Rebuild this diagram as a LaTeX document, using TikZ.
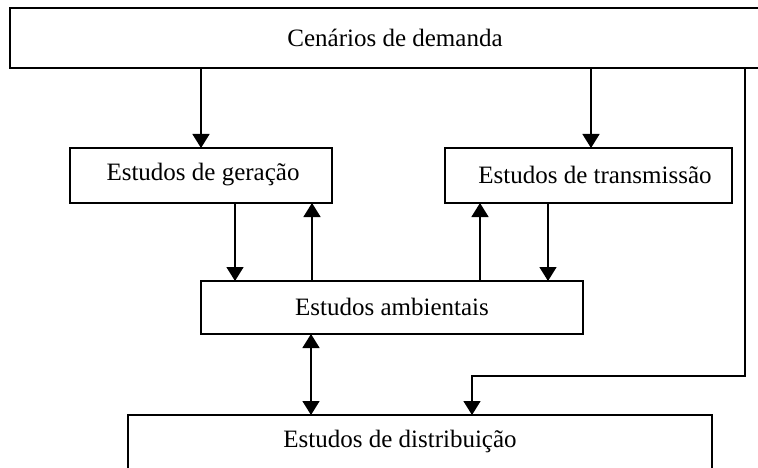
\documentclass[tikz,border=0pt]{standalone}
\usepackage{fontspec}
\setmainfont{Liberation Serif}
\usetikzlibrary{arrows.meta}
\begin{document}
\begin{tikzpicture}[x=1pt,y=-1pt,
  box/.style={draw,line width=1.5pt,inner sep=0pt,outer sep=0pt},
  lbl/.style={inner sep=0pt,font=\fontsize{25}{30}\selectfont},
  tip/.style={-{Triangle[width=17pt,length=14pt]}},
  arr/.style={line width=1.5pt,tip},
  darr/.style={line width=1.5pt,{Triangle[width=17pt,length=14pt]}-{Triangle[width=17pt,length=14pt]}},
  ln/.style={line width=1.5pt}]
\useasboundingbox (0,0) rectangle (758,468);
% boxes
\node[box,minimum width=752pt,minimum height=60pt] (dem) at (386,38) {};
\node[box,minimum width=262pt,minimum height=55pt] (gen) at (201,175.5) {};
\node[box,minimum width=287pt,minimum height=55pt] (tra) at (588.5,175.5) {};
\node[box,minimum width=382pt,minimum height=53pt] (amb) at (392,307.5) {};
\node[box,minimum width=584pt,minimum height=60pt] (dis) at (420,445) {};
% texts
\node[lbl] (tdem) at (395,38) {Cenários de demanda};
\node[lbl] (tgen) at (203,175) {Estudos de geração};
\node[lbl] (ttra) at (595,175) {Estudos de transmissão};
\node[lbl] (tamb) at (392,307) {Estudos ambientais};
\node[lbl] (tdis) at (400,441) {Estudos de distribuição};
% coordinates for connector columns
\coordinate (c1) at (201,0);
\coordinate (c2) at (591,0);
\coordinate (c3) at (745,0);
\coordinate (c4) at (472,376);
\coordinate (g1) at (235,0);
\coordinate (g2) at (312,0);
\coordinate (t1) at (480,0);
\coordinate (t2) at (548,0);
\coordinate (d1) at (311,0);
% connectors
\draw[arr] (dem.south -| c1) -- (gen.north -| c1);
\draw[arr] (dem.south -| c2) -- (tra.north -| c2);
\draw[arr] (gen.south -| g1) -- (amb.north -| g1);
\draw[arr] (amb.north -| g2) -- (gen.south -| g2);
\draw[arr] (amb.north -| t1) -- (tra.south -| t1);
\draw[arr] (tra.south -| t2) -- (amb.north -| t2);
\draw[darr] (amb.south -| d1) -- (dis.north -| d1);
\draw[arr] (dem.south -| c3) -- (c3 |- c4) -- (c4) -- (dis.north -| c4);
\end{tikzpicture}
\end{document}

================================

EXERCISE REQUIREMENTS: Print the complete listing exactly as it stands, without its pictures.

RESULT FOR THIS TASK:
Rebuild this diagram as a LaTeX document, using TikZ.
\documentclass[tikz,border=0pt]{standalone}
\usepackage{fontspec}
\setmainfont{Liberation Serif}
\usetikzlibrary{arrows.meta}
\begin{document}
\begin{tikzpicture}[x=1pt,y=-1pt,
  box/.style={draw,line width=1.5pt,inner sep=0pt,outer sep=0pt},
  lbl/.style={inner sep=0pt,font=\fontsize{25}{30}\selectfont},
  tip/.style={-{Triangle[width=17pt,length=14pt]}},
  arr/.style={line width=1.5pt,tip},
  darr/.style={line width=1.5pt,{Triangle[width=17pt,length=14pt]}-{Triangle[width=17pt,length=14pt]}},
  ln/.style={line width=1.5pt}]
\useasboundingbox (0,0) rectangle (758,468);
% boxes
\node[box,minimum width=752pt,minimum height=60pt] (dem) at (386,38) {};
\node[box,minimum width=262pt,minimum height=55pt] (gen) at (201,175.5) {};
\node[box,minimum width=287pt,minimum height=55pt] (tra) at (588.5,175.5) {};
\node[box,minimum width=382pt,minimum height=53pt] (amb) at (392,307.5) {};
\node[box,minimum width=584pt,minimum height=60pt] (dis) at (420,445) {};
% texts
\node[lbl] (tdem) at (395,38) {Cenários de demanda};
\node[lbl] (tgen) at (203,175) {Estudos de geração};
\node[lbl] (ttra) at (595,175) {Estudos de transmissão};
\node[lbl] (tamb) at (392,307) {Estudos ambientais};
\node[lbl] (tdis) at (400,441) {Estudos de distribuição};
% coordinates for connector columns
\coordinate (c1) at (201,0);
\coordinate (c2) at (591,0);
\coordinate (c3) at (745,0);
\coordinate (c4) at (472,376);
\coordinate (g1) at (235,0);
\coordinate (g2) at (312,0);
\coordinate (t1) at (480,0);
\coordinate (t2) at (548,0);
\coordinate (d1) at (311,0);
% connectors
\draw[arr] (dem.south -| c1) -- (gen.north -| c1);
\draw[arr] (dem.south -| c2) -- (tra.north -| c2);
\draw[arr] (gen.south -| g1) -- (amb.north -| g1);
\draw[arr] (amb.north -| g2) -- (gen.south -| g2);
\draw[arr] (amb.north -| t1) -- (tra.south -| t1);
\draw[arr] (tra.south -| t2) -- (amb.north -| t2);
\draw[darr] (amb.south -| d1) -- (dis.north -| d1);
\draw[arr] (dem.south -| c3) -- (c3 |- c4) -- (c4) -- (dis.north -| c4);
\end{tikzpicture}
\end{document}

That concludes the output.